Every time Liverpool were on TV last season, I’d spend the entire game wondering what possessed them to sign a goalkeeper like Simon Mignolet. There was nothing he did that made me think he would ever be a decent ‘keeper. It wasn’t just the fact he’s dreadful, it was that Liverpool let Jose Reina leave and thought bringing in Mignolet as a replacement was a good idea. Liverpool, and Jurgen Klopp’s, first signing of the new season is Loris Karius, the Mainz 05 ‘keeper – a move that indicates Klopp was just as unhappy with Mignolet as I was.
To try and show Mignolet’s lack of quality as a Premier League goalkeeper I’ve created some radar charts. Now, as I haven’t had the opportunity to collect any data myself this season, I’ve had to scrape some data from online sources. Yes, I know they’re unreliable. Yes, I know you’re all shaking your heads wondering why I’m doing this, but bear with me…
It’s about the process of making the radar charts, and how they can be used if/when I am able to produce some reliable data. There are a few issues with creating radar charts in Excel, you can’t change the scale for each ‘spoke’ and the image itself is a little bit ‘bland’. To get around these issues I firstly redrew the background, and imported it into Excel. After that, I found the average percentage the opposition had and calculated what the values would have been if the opposition had 100% possession. That way you can compare goalkeepers against each other, otherwise someone like Petr Cech would appear to be a ‘lesser player’ because he’s less busy than other goalkeepers.
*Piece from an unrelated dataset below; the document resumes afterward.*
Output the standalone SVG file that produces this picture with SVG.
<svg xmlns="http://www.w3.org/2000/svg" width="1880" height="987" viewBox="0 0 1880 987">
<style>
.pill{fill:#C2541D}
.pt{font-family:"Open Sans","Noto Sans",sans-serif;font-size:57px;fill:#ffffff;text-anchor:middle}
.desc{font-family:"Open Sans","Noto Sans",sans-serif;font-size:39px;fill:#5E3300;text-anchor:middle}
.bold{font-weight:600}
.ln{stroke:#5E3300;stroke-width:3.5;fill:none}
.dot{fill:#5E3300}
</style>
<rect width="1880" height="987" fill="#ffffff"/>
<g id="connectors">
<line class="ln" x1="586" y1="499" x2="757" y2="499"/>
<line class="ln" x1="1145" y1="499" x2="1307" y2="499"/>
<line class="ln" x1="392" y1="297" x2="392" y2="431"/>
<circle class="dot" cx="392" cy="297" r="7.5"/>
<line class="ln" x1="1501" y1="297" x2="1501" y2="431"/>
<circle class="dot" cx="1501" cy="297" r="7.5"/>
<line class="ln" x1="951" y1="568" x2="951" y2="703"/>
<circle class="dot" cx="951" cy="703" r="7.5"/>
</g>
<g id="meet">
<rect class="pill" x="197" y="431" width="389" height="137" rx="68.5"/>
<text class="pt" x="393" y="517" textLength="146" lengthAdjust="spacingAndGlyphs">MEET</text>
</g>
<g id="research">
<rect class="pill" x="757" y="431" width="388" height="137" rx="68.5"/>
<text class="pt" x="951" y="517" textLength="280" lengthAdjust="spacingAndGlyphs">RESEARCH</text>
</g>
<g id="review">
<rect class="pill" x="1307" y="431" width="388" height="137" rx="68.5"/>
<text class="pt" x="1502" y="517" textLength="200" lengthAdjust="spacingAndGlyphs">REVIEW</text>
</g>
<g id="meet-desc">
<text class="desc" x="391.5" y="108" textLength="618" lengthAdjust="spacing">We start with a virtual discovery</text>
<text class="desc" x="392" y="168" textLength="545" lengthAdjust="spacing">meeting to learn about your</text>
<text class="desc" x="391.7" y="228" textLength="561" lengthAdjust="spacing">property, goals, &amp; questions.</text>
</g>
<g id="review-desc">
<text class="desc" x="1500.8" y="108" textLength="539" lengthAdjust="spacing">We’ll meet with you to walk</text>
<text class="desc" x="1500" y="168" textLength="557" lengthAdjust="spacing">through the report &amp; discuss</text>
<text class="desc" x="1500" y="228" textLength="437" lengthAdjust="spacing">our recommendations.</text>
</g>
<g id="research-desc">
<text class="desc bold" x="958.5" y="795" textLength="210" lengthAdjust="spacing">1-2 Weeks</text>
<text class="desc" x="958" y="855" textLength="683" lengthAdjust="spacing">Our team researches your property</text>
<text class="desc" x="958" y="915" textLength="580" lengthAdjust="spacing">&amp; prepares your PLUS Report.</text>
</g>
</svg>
It’s an imperfect solution, but it’s better than nothing.
The only statistic to be unchanged was the saves per goal ratio, this is because that isn’t reliant on possession.
After that, to ensure that all the data were scaled in the right way I calculated the mean and standard deviation for each Performance Indicator, and then found three standard deviations above the mean. I then used that figure and found the percentage of it for each individual statistic. From that, I then inverted the ‘Goals Conceded’ data (basically, I subtracted the value from 100); this means that a higher the peak in the radars below is better than a lower peak. It sounds weird, I know, but it works!
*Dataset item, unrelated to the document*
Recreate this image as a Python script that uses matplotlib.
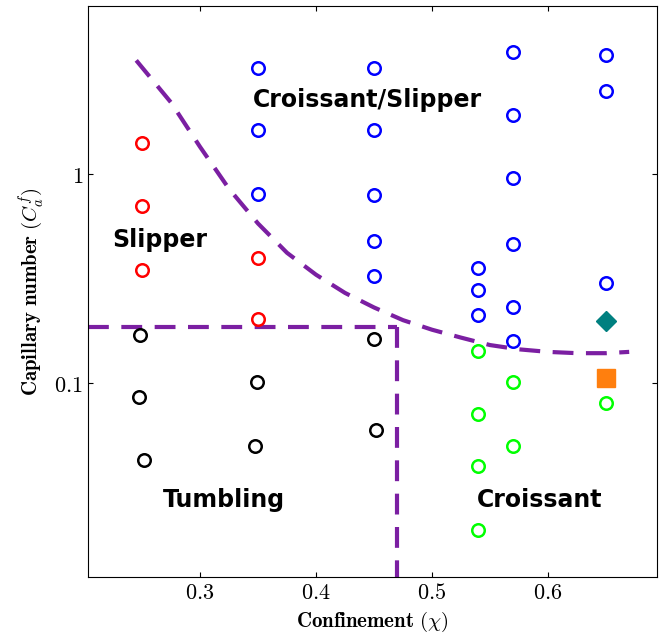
import matplotlib
matplotlib.use("Agg")
import matplotlib.pyplot as plt
from matplotlib.ticker import FixedLocator, NullLocator

plt.rcParams['mathtext.fontset'] = 'cm'
plt.rcParams['font.family'] = 'serif'
plt.rcParams['font.serif'] = ['DejaVu Serif']

blue_x = [0.35, 0.35, 0.35, 0.45, 0.45, 0.45, 0.45, 0.45, 0.54, 0.54, 0.54,
          0.57, 0.57, 0.57, 0.57, 0.57, 0.57, 0.65, 0.65, 0.65]
blue_y = [3.22, 1.62, 0.80, 3.22, 1.62, 0.79, 0.48, 0.325, 0.355, 0.28, 0.212,
          3.83, 1.92, 0.957, 0.463, 0.231, 0.159, 3.71, 2.49, 0.301]
red_x = [0.25, 0.25, 0.25, 0.35, 0.35]
red_y = [1.41, 0.70, 0.347, 0.397, 0.202]
black_x = [0.248, 0.247, 0.252, 0.349, 0.347, 0.45, 0.452]
black_y = [0.170, 0.086, 0.043, 0.101, 0.050, 0.162, 0.0595]
green_x = [0.54, 0.54, 0.54, 0.54, 0.57, 0.57, 0.65]
green_y = [0.142, 0.071, 0.040, 0.0198, 0.101, 0.050, 0.080]
diamond = (0.65, 0.198)
square = (0.65, 0.106)

curve_x = [0.245, 0.275, 0.30, 0.325, 0.35, 0.375, 0.40, 0.425, 0.45, 0.475,
           0.50, 0.525, 0.55, 0.575, 0.60, 0.625, 0.65, 0.67]
curve_y = [3.5, 2.2, 1.35, 0.85, 0.58, 0.42, 0.33, 0.27, 0.23, 0.20,
           0.18, 0.165, 0.152, 0.145, 0.141, 0.139, 0.139, 0.141]
h_y = 0.185
v_x = 0.47

fig = plt.figure(figsize=(6.64, 6.41), dpi=100)
ax = fig.add_axes([0.1325, 0.0998, 0.857, 0.8908])
ax.set_yscale('log')
ax.set_xlim(0.2034, 0.694)
ax.set_ylim(0.0118, 6.37)

purple = '#7B1FA2'
ax.plot(curve_x, curve_y, '--', color=purple, lw=3, dashes=(5, 3))
ax.plot([0.2034, v_x], [h_y, h_y], '--', color=purple, lw=3, dashes=(5, 3))
ax.plot([v_x, v_x], [h_y, 0.0118], '--', color=purple, lw=3, dashes=(5, 3))

kw = dict(marker='o', ls='none', ms=9, mew=1.8, mfc='none')
ax.plot(blue_x, blue_y, mec='#0000ff', **kw)
ax.plot(red_x, red_y, mec='#ff0000', **kw)
ax.plot(black_x, black_y, mec='black', **kw)
ax.plot(green_x, green_y, mec='#00ff00', **kw)
ax.plot(*diamond, marker='D', ms=10, color='#008080', ls='none')
ax.plot(*square, marker='s', ms=13, color='#ff7f0e', ls='none')

tf = dict(fontfamily='DejaVu Sans', fontweight='bold', fontsize=17, ha='center', va='center')
ax.text(0.444, 2.26, 'Croissant/Slipper', **tf)
ax.text(0.265, 0.483, 'Slipper', **tf)
ax.text(0.321, 0.0276, 'Tumbling', **tf)
ax.text(0.593, 0.0276, 'Croissant', **tf)

ax.xaxis.set_major_locator(FixedLocator([0.3, 0.4, 0.5, 0.6]))
ax.set_xticklabels([r'$0.3$', r'$0.4$', r'$0.5$', r'$0.6$'], fontsize=16)
ax.yaxis.set_major_locator(FixedLocator([0.1, 1]))
ax.yaxis.set_minor_locator(NullLocator())
ax.set_yticklabels([r'$0.1$', r'$1$'], fontsize=16)
ax.tick_params(direction='in', top=True, right=True)
ax.set_xlabel(r'$\mathbf{Confinement}\ (\chi)$', fontsize=15, labelpad=4)
ax.set_ylabel(r'$\mathbf{Capillary\ number}\ (C_a^f)$', fontsize=15, labelpad=6)

fig.savefig('out.png', dpi=100)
Above is the radar chart for Mignolet plotted against Hugo Lloris. Note the extent to which Lloris makes more saves (and the position those saves came in), and how many more saves per goal he makes. You could also make a case for Lloris being more dominant in his area than Mignolet by the higher frequency of punches he makes.
Compared to Kasper Schmeichel, there’s a huge difference in the number of catches Schmeichel makes compared to Mignolet. Again, this suggests that Mignolet isn’t particularly dominant in the air. Schmeichel also makes a high proportion of his saves in the 6 Yard Box, which could infer that Schmeichel’s reactions are superior to Mignolet’s as saves in that area are likely to be from close range shots – although that’s purely speculation at this point.
Vito Mannone, Sunderland’s goalkeeper, is one of the best keepers in the league according to the statistics I’ve used. Despite adjusting the data for possession, he comes out on top against almost all of the ‘keepers in the Premier League for saves and saves per goal. He’s also dominant in his box, and comes out to catch the ball often. Compared to Mignolet, Mannone is a beast.
All of that helps show why I don’t rate Simon Mignolet, but it’s also pertinent to mention – again – the fact that the data used here is scraped from the Internet and cannot be controlled for reliability. Take it with a pinch of salt! But now we have to move on to Karius and how he compares to Mignolet.
Karius, using the radar chart above, looks to be a better shot stopper than Mignolet. His numbers are all higher, and he has a much better shots per goal ratio than Mignolet. However, he has lower scores for catches and punches, which could suggest that he is even less dominant in his area than Mignolet – which is a worry. We all saw David de Gea’s first few seasons in the Premier League, when he struggled to cope with the physicality in the penalty area.
Foreign goalkeepers need the time to become accustomed to the Premier League, and it takes more than simply time in the gym to improve. Karius, at 22, has plenty of time to learn and improve and he could well be Liverpool’s number 1 for years to come – but don’t be surprised if teams put in crosses that force him into action and he ends up having similar struggles to de Gea.